The newly discovered remains are the youngest known supernova remnant in the Milky Way, snagging the record from the previous holder, 330-year-old Cassiopeia A.

Ever since Cass-A was discovered in the 1950s, astronomers had been searching for "missing supernovae" and their remnants. At around the same time of the Cass-A discovery, astronomers also realized two or three supernovae should light up the Milky Way every century, resulting in about 60 supernova remnants younger than 2,000 years old. To date, just 10 such remnants have been confirmed.

G1.9+0.3, the new remnant detailed in the June 10 issue of the Astrophysical Journal Letters, is the prize from the astronomers' 50-year galactic hunt.

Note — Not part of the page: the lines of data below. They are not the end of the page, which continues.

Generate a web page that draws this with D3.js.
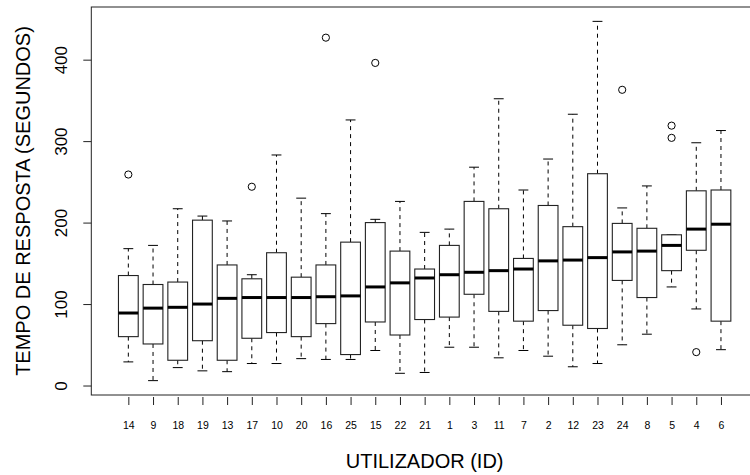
<!DOCTYPE html>
<html>
<head>
<meta charset="utf-8">
<script src="https://cdn.jsdelivr.net/npm/d3@7"></script>
<style>
    body { margin: 0; background: #fff; }
    svg { display: block; font-family: "Liberation Sans", Arial, sans-serif; }
</style>
</head>
<body>
<div id="chart"></div>
<script>
// users, in the order they are plotted (sorted by median)
const ids = [14, 9, 18, 19, 13, 17, 10, 20, 16, 25, 15, 22, 21, 1, 3, 11, 7, 2, 12, 23, 24, 8, 5, 4, 6];

// five number summaries (seconds)
const whiskerLow = [29, 6, 22, 18, 17, 27, 27, 33, 32, 32, 43, 15, 16, 47, 47, 34, 43, 36, 23, 27, 50, 63, 121, 94, 44];
const q1 = [60, 51, 31, 55, 31, 58, 65, 60, 76, 38, 78, 62, 81, 84, 112, 91, 79, 92, 74, 70, 129, 108, 141, 166, 79];
const medians = [89, 95, 96, 100, 107, 108, 108, 108, 109, 110, 121, 126, 132, 136, 139, 141, 143, 153, 154, 157, 164, 165, 172, 192, 198];
const q3 = [135, 124, 127, 203, 148, 131, 163, 133, 148, 176, 200, 165, 143, 172, 226, 217, 156, 221, 195, 260, 199, 193, 185, 239, 240];
const whiskerHigh = [168, 172, 217, 208, 202, 136, 283, 230, 211, 326, 204, 226, 188, 192, 268, 352, 240, 278, 333, 447, 218, 245, 185, 298, 313];

// outliers: user id + value
const outlierIds = [14, 17, 16, 15, 24, 5, 5, 4];
const outlierValues = [259, 244, 427, 396, 363, 319, 304, 41];

const yTicks = [0, 100, 200, 300, 400];

const width = 750;
const height = 475;
const plot = { left: 91.3, right: 758, top: 7, bottom: 395 };

const boxes = ids.map((id, i) => ({
    id: id,
    pos: i + 1,
    lo: whiskerLow[i],
    q1: q1[i],
    med: medians[i],
    q3: q3[i],
    hi: whiskerHigh[i]
}));
const outliers = outlierIds.map((id, i) => ({ pos: ids.indexOf(id) + 1, value: outlierValues[i] }));

// R style 4% extension of the data range
const allVals = whiskerLow.concat(whiskerHigh, outlierValues);
const yMin = d3.min(allVals), yMax = d3.max(allVals);
const pad = (yMax - yMin) * 0.04;

const x = d3.scaleLinear()
    .domain([-0.5, ids.length + 1.5])
    .range([plot.left, plot.right]);

const y = d3.scaleLinear()
    .domain([yMin - pad, yMax + pad])
    .range([plot.bottom, plot.top]);

const svg = d3.select('#chart').append('svg')
    .attr('width', width)
    .attr('height', height);

const unit = x(1) - x(0);
const boxW = unit * 0.8;
const capW = boxW / 2;

const g = svg.selectAll('g.box')
    .data(boxes)
    .enter()
    .append('g')
    .attr('class', 'box');

// dashed whiskers
g.append('line')
    .attr('x1', d => x(d.pos)).attr('x2', d => x(d.pos))
    .attr('y1', d => y(d.q3)).attr('y2', d => y(d.hi))
    .attr('stroke', '#000').attr('stroke-dasharray', '4,4');
g.append('line')
    .attr('x1', d => x(d.pos)).attr('x2', d => x(d.pos))
    .attr('y1', d => y(d.q1)).attr('y2', d => y(d.lo))
    .attr('stroke', '#000').attr('stroke-dasharray', '4,4');

// caps
g.append('line')
    .attr('x1', d => x(d.pos) - capW / 2).attr('x2', d => x(d.pos) + capW / 2)
    .attr('y1', d => y(d.hi)).attr('y2', d => y(d.hi))
    .attr('stroke', '#000');
g.append('line')
    .attr('x1', d => x(d.pos) - capW / 2).attr('x2', d => x(d.pos) + capW / 2)
    .attr('y1', d => y(d.lo)).attr('y2', d => y(d.lo))
    .attr('stroke', '#000');

// box
g.append('rect')
    .attr('x', d => x(d.pos) - boxW / 2)
    .attr('width', boxW)
    .attr('y', d => y(d.q3))
    .attr('height', d => y(d.q1) - y(d.q3))
    .attr('fill', '#fff')
    .attr('stroke', '#222')
    .attr('stroke-width', 1.1);

// median
g.append('line')
    .attr('x1', d => x(d.pos) - boxW / 2).attr('x2', d => x(d.pos) + boxW / 2)
    .attr('y1', d => y(d.med)).attr('y2', d => y(d.med))
    .attr('stroke', '#000').attr('stroke-width', 3);

// outliers
svg.selectAll('circle.outlier')
    .data(outliers)
    .enter()
    .append('circle')
    .attr('class', 'outlier')
    .attr('cx', d => x(d.pos))
    .attr('cy', d => y(d.value))
    .attr('r', 3.6)
    .attr('fill', 'none')
    .attr('stroke', '#000');

// frame
svg.append('rect')
    .attr('x', plot.left).attr('y', plot.top)
    .attr('width', plot.right - plot.left)
    .attr('height', plot.bottom - plot.top)
    .attr('fill', 'none')
    .attr('stroke', '#222');

// y axis, labels parallel to the axis
const yAxis = svg.append('g')
    .attr('transform', `translate(${plot.left},0)`)
    .call(d3.axisLeft(y).tickValues(yTicks).tickSize(8).tickSizeOuter(0));
yAxis.select('.domain').remove();
yAxis.selectAll('.tick line').attr('stroke', '#222');
yAxis.selectAll('.tick text')
    .attr('x', null).attr('dy', null)
    .attr('text-anchor', 'middle')
    .attr('transform', 'translate(-24,0) rotate(-90)')
    .attr('font-size', '17px')
    .attr('font-family', '"Liberation Sans", Arial, sans-serif')
    .attr('fill', '#000');

// x axis
const xAxis = svg.append('g')
    .attr('transform', `translate(0,${plot.bottom + 2})`)
    .call(d3.axisBottom(x)
        .tickValues(d3.range(1, ids.length + 1))
        .tickFormat(i => ids[i - 1])
        .tickSize(8)
        .tickSizeOuter(0));
xAxis.select('.domain').remove();
xAxis.selectAll('.tick line').attr('stroke', '#222');
xAxis.selectAll('.tick text')
    .attr('y', 32).attr('dy', null)
    .attr('font-size', '10.5px')
    .attr('font-family', '"Liberation Sans", Arial, sans-serif')
    .attr('fill', '#000');

// axis titles
svg.append('text')
    .attr('transform', `translate(30,${(plot.top + plot.bottom) / 2}) rotate(-90)`)
    .attr('text-anchor', 'middle')
    .attr('font-size', '20px')
    .text('TEMPO DE RESPOSTA (SEGUNDOS)');

svg.append('text')
    .attr('x', (plot.left + plot.right) / 2)
    .attr('y', 468)
    .attr('text-anchor', 'middle')
    .attr('font-size', '20px')
    .text('UTILIZADOR (ID)');
</script>
</body>
</html>
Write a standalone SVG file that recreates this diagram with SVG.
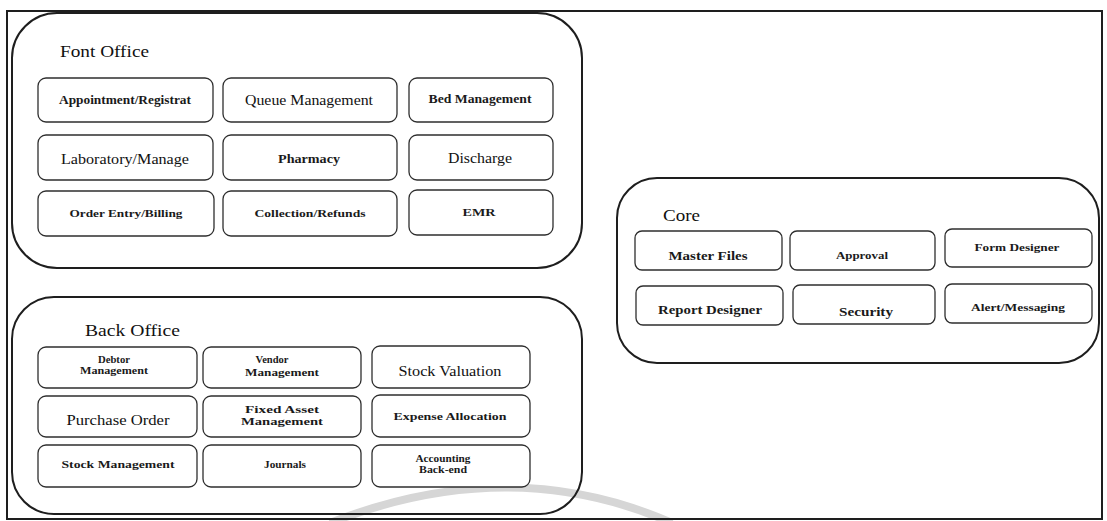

Supernovae are considered some of the most violent events in the universe. They are massive stars at the end of their lives, exploding with such force they generate a flash of radiation and shock waves akin to a sonic boom.

Debris thrown outward by the explosion sometimes crashes into surrounding material, resulting in a supernova remnant. This shell of hot gas and high-energy particles glows as X-rays, radio waves and other wavelengths of radiation for thousands of years.

Supernovae and their remnants are critical for creating and distributing the majority of the elements in the universe through the interstellar medium, spreading everything from cobalt to gold to radium to planets, plants, people and far beyond.

The new supernova remnant discovery involved NASA's Chandra X-ray Observatory and National Radio Astronomy Observatory's Very Large Array (VLA) radio telescope.

By comparing X-ray and radio images from 1985 and 2007, which show the supernova remnant is expanding, the astronomers estimated G1.9+0.3's age. A new VLA image taken this year confirms the age and expansion rate of 35 million mph (56 million kph), which is an unprecedented expansion speed for a supernova remnant.

The astronomers estimate the centenarian is hiding out about 1,000 light-years from the galactic center, or roughly 25,000 light-years from us. A light-year is the distance light travels in one year, or about 6 trillion miles (10 trillion kilometers). So in reality, the explosion occurred about 25,140 years ago and the light reached us 140 years ago.

G1.9+0.3 most probably originated from a Type Ia supernova, the researchers say, in which a white dwarf star siphons hydrogen from a companion star and thus bulks up its mass. When the white dwarf reaches a weight that's 1.4 times more massive than the sun, the star explodes.